Die Lust als Befriedigung oder Genuss (enjoyment) und selbst die Zufriedenheit (gladness), die aus dem Gefühl kommt, dass die Dinge gut verlaufen, genügen nicht zur Definition des Eudämonismus.57 Die Freude ist es, die das Wesen eines guten Lebens ausmacht und sich von den Lüsten, die von den äußeren Gütern abhängen und kontingent sind, unterscheidet. Sie kann mit einem längeren Leiden vereinbar sein, wie es der Fall ist, wenn die äußeren Umstände die Befriedigung vereiteln oder die erhofften Ergebnisse auf sich warten lassen. Um dieses Paradox zu verstehen, erinnere man sich, dass das Glück eine Tiefe hat: Es ist nicht bloß eine Sache der guten Laune oder angenehmer Beschäftigungen, sondern reicht bis in die geheimen Gedanken hinein, die jeder über sich oder über sein Leben in sich trägt.58

Verstanden als ein dauerhafter Zustand von Fülle, setzt das Glück eine gewisse Reife voraus, die mit dem Erwerb moralischer Züge, die die Person transformiert haben, verbunden ist. Aristoteles besteht auf der Wichtigkeit der Zeit und also des Alters in dieser Konzeption: „Auch möchte niemand leben, wenn er immer nur den Verstand eines Kindes haben und alles, was den Kindern Freude macht, im höchsten Maße genießen solle.“59 Das Glück eines Erwachsenen ist nicht mit der Sorglosigkeit gleichzusetzen, selbst wenn es für ein glückliches Leben hilfreich ist, wenn man seine Schmerzen relativieren kann. Ein glückliches Leben ist nicht unbedingt ein gutes Leben, dagegen ist ein gutes Leben immer auch ein glückliches, denn die die tugendhafte Person kennt die Freude. Diese ist keine partielle Fröhlichkeit, die mit einem Ereignis verbunden ist, das in einem Lebensbereich, wie dem Beruf, der Liebe oder der Familie, aufgetreten ist, sondern sie drückt das allgemeine Verhältnis einer Person zur Welt aus und ist vom Lauf der Ereignisse unabhängig.
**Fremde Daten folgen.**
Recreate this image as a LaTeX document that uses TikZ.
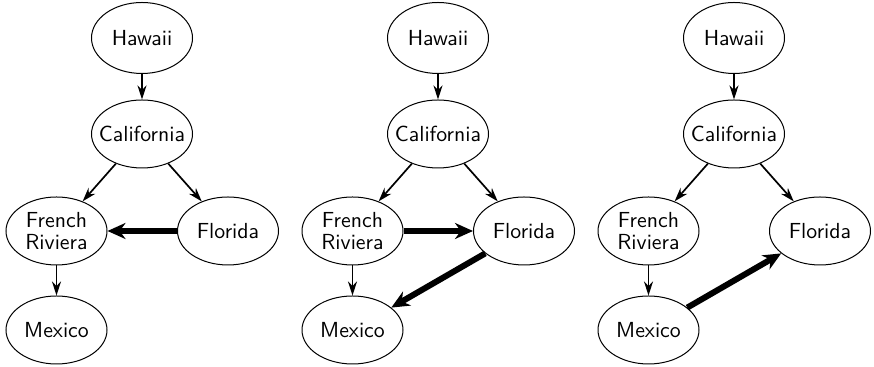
\documentclass[tikz,border=0pt]{standalone}
\usetikzlibrary{shapes.geometric,arrows.meta}
\tikzset{
  city/.style={draw, line width=0.5pt, ellipse, inner xsep=-4.5pt, inner ysep=-4pt,
    minimum width=50.5pt, minimum height=34pt, align=center,
    font=\sffamily\fontsize{10.9pt}{10.7pt}\selectfont},
  edge/.style={->, line width=0.85pt},
  heavy/.style={-{Stealth[length=9pt,width=8pt]}, line width=3pt},
}
\begin{document}
\begin{tikzpicture}[x=1pt, y=1pt, >={Stealth[length=7pt,width=4.5pt]}]
  \useasboundingbox (0,0) rectangle (437,183.5);
  % the three trips, same cities
  \foreach \g/\dx in {1/0,2/148,3/296}{
    \node[city, minimum height=35.5pt] (haw\g) at (71+\dx,164.5) {Hawaii};
    \node[city] (cal\g) at (71+\dx,116.5) {California};
    \node[city] (fre\g) at (28.25+\dx,68) {French\\Riviera};
    \node[city] (flo\g) at (114+\dx,68) {Florida};
    \node[city] (mex\g) at (28.25+\dx,18.5) {Mexico};
    \draw[edge] (haw\g) -- (cal\g);
    \draw[edge] (cal\g) -- (fre\g);
    \draw[edge] (cal\g) -- (flo\g);
    \draw[edge] (fre\g) -- (mex\g);
  }
  % the heavy legs
  \draw[heavy] (flo1) -- (fre1);
  \draw[heavy] (fre2) -- (flo2);
  \draw[heavy] (flo2) -- (mex2);
  \draw[heavy] (mex3) -- (flo3);
\end{tikzpicture}
\end{document}
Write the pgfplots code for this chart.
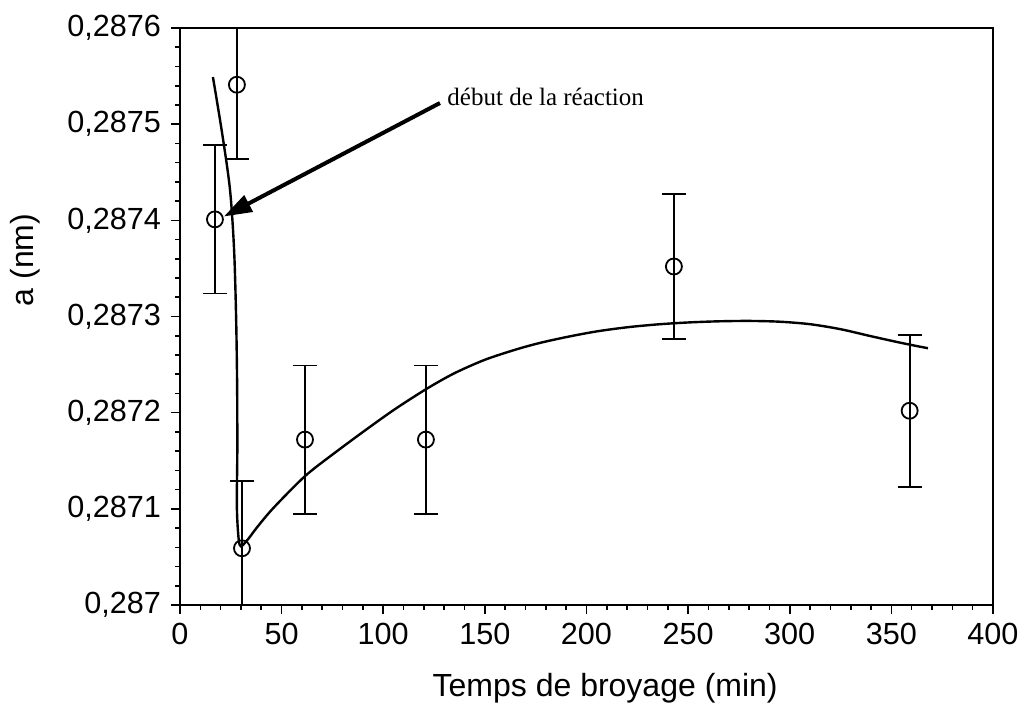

Man muss sich günstiger Umstände erfreuen, des daimon, um das Vergnügen und die Freude gleichzeitig zu genießen. Der Eudämonismus verweist auf das Verhältnis eines jeden zur Wahrheit und zur Gerechtigkeit, aber wir bedürfen auch äußerer Güter, wenn das Leben zugleich gut und glücklich sein soll. In gewissen Fällen handeln die Individuen gut und haben das Gefühl der Erfüllung, wenn sie einer gerechten Sache dienen, aber sie haben weder die Chance, die Ergebnisse ihrer Anstrengungen zu sehen, noch die Zeit, die Freuden des Lebens zu genießen. Ein Passus aus Philippa Foots Die Natur des Guten illustriert dies: Sie erwähnt die Briefe, die junge Deutsche, die sich den Nazis widersetzt haben, vor ihrer Erschießung an ihre Familie schrieben.60 Man spürt einen tiefen Frieden, selbst wenn sie ihre Trauer darüber äußern, die Welt verlassen zu müssen, ohne ihre Kinder aufwachsen zu sehen. Auf der einen Seite wird ihr Glück geopfert, auf der anderen sagen sie, dass sie nichts bereuen, und in diesem Sinn haben sie ihr Glück eben nicht geopfert. Sie wissen, dass das Glück unter diesen Umständen unerreichbar war, denn sie hätten nicht leben und so tun können, als ob in ihrem Land nichts Fürchterliches vor sich ginge. Es existiert also „ein Glück, das nur der gute Mensch erreichen kann, aber durch einen der schlimmen Zufälle des Lebens kann dieses Glück außerhalb der Reichweite auch der besten Menschen liegen“61.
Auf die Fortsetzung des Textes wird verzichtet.